Mystery Man - Colin Bateman

There’s plenty of humour to be found and a great deal of potential for further development (and even a rumoured TV series) in Bateman’s creation of the Mystery Man. A small independent bookseller, the “hero” is the owner of Belfast’s premiere crime specialist bookstore No Alibis (‘Murder is our Business’), who gets mixed up in a series of misadventures when customers start turning up to the shop looking for him to solve small cases now that the Private Detective next door seems to have closed-up business. Stolen leather trousers and a missing person he can deal with - just about - but when he gets involved in the Case of the Dancing Jew - not to mention mixed up with the girl from the jewelry shop across the road - it takes more than a few Twix and Starbucks' coffees to get to shake him out of his closeted existence. 
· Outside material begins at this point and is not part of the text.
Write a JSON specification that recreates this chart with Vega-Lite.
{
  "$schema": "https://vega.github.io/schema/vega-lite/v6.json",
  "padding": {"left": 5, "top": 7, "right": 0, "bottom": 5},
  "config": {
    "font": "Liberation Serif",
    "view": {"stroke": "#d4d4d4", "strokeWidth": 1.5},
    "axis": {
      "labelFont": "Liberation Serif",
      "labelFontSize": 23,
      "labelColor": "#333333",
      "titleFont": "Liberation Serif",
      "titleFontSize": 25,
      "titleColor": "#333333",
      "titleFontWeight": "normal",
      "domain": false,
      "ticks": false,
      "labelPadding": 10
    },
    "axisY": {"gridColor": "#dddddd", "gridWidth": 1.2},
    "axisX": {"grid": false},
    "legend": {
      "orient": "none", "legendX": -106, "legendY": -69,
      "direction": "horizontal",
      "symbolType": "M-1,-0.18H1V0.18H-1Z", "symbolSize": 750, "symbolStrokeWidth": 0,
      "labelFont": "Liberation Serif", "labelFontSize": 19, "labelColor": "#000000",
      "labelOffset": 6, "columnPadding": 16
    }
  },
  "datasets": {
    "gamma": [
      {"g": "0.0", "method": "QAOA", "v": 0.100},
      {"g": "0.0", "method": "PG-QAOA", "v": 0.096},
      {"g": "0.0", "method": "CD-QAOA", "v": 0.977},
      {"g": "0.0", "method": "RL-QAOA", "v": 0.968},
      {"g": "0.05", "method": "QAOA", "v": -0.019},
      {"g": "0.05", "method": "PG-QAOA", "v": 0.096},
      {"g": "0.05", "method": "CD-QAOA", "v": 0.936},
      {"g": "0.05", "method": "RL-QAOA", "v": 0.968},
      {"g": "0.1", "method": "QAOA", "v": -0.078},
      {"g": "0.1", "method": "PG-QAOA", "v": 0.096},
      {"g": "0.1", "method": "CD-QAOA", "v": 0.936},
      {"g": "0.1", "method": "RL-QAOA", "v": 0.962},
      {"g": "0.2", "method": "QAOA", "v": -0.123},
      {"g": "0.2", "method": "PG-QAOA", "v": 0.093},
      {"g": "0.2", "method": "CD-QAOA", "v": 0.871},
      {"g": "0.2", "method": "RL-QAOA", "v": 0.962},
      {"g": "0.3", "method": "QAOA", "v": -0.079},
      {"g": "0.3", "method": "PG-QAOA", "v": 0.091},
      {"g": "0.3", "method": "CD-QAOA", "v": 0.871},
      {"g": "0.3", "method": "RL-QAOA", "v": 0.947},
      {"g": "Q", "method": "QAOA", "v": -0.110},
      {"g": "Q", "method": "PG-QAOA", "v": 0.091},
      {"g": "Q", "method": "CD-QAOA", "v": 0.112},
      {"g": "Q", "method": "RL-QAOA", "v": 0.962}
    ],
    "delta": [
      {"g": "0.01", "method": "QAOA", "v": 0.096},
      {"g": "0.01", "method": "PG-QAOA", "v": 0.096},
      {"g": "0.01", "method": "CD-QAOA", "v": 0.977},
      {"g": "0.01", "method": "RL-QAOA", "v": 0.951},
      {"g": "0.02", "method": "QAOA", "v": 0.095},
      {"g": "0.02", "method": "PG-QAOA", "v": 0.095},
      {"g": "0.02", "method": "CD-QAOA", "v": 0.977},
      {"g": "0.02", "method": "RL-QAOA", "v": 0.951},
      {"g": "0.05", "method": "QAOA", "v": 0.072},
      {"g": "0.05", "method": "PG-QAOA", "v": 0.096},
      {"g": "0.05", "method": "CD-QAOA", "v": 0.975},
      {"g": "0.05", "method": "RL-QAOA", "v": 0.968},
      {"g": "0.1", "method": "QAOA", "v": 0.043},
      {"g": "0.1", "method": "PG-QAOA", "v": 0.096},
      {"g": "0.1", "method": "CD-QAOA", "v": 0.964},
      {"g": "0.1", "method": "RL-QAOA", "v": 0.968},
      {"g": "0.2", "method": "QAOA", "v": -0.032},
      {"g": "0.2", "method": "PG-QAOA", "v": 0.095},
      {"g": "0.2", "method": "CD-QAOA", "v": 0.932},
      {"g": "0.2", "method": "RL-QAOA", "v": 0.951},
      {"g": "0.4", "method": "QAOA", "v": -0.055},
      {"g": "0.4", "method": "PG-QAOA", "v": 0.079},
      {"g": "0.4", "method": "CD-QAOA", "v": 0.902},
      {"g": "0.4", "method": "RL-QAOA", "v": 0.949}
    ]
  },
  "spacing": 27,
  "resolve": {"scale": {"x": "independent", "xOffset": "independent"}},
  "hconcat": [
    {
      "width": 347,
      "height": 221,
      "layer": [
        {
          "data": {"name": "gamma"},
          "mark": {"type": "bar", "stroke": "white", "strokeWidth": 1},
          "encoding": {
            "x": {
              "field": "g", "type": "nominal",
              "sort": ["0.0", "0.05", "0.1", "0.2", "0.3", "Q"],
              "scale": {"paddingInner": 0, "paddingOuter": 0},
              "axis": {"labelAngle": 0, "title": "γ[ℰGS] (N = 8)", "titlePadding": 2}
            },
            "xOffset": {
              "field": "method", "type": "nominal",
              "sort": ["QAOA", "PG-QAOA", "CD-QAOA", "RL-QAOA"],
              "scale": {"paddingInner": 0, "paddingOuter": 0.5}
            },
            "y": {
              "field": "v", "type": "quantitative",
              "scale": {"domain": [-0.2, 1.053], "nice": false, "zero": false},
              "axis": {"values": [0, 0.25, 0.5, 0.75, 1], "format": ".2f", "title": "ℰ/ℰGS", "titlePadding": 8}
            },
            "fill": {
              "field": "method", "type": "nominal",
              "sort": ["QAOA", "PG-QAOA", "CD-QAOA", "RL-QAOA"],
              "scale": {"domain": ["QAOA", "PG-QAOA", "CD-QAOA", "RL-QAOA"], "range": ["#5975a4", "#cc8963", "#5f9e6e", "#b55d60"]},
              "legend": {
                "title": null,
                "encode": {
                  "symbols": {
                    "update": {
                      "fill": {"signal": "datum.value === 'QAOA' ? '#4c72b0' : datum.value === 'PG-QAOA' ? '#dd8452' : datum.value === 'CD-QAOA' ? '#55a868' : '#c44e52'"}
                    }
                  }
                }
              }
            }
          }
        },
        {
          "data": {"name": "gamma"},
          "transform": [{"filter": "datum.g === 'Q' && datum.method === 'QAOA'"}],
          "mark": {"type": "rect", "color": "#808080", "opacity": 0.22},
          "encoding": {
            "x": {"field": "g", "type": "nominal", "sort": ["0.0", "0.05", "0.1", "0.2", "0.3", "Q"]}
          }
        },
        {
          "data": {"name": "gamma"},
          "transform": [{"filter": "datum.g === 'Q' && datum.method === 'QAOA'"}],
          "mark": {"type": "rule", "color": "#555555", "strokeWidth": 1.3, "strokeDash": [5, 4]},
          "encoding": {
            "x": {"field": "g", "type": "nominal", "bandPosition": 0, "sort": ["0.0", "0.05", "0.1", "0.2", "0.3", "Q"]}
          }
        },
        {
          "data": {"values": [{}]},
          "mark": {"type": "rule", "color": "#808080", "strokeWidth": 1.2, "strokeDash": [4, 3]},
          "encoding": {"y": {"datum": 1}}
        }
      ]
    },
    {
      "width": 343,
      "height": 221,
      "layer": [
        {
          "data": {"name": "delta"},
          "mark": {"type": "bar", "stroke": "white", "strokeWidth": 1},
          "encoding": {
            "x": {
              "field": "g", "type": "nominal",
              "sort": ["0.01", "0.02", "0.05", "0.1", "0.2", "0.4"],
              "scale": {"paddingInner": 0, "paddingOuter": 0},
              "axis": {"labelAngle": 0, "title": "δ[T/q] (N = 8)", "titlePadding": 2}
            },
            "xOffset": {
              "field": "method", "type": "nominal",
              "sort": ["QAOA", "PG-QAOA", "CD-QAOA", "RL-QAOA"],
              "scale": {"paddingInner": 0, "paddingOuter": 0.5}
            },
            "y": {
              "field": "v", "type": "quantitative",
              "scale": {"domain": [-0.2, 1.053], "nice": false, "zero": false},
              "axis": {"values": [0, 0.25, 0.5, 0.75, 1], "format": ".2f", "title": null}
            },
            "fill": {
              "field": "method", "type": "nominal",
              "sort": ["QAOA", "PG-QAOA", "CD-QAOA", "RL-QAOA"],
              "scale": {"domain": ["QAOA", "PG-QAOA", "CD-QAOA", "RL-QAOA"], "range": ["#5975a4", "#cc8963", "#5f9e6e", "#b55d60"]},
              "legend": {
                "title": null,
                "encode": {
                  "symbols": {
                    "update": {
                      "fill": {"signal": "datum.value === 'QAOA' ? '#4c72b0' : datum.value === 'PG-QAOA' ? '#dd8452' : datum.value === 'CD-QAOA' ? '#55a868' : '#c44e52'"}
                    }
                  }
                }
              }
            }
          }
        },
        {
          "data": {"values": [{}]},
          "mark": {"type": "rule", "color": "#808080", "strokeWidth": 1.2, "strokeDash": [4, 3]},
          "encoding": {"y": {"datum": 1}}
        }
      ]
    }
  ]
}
A genuine bookshop in Belfast on Botanic Avenue, No Alibis, its owner and its customers don’t get perhaps receive the most flattering of depictions, but this is Bateman’s particularly self-deprecating Belfast type of humour and it’s very funny, so it is. A few old jokes/stories/urban legends that have done the rounds for years are dug up and dusted down, the neurotic lead character perhaps owes something to Ignatius J. Reilly from John Kennedy Toole’s A Confederacy of Dunces (making this more like A Confederacy of Eejits), but it’s all just a means for Bateman to poke fun at local types - booksellers, publishers, ex-paramilitary taxi drivers, street thugs (Botanic Avenue Irregulars indeed) and local small businessmen - not in a mean spirited way, but in a lightly humorous and sometimes just downright hilarious manner.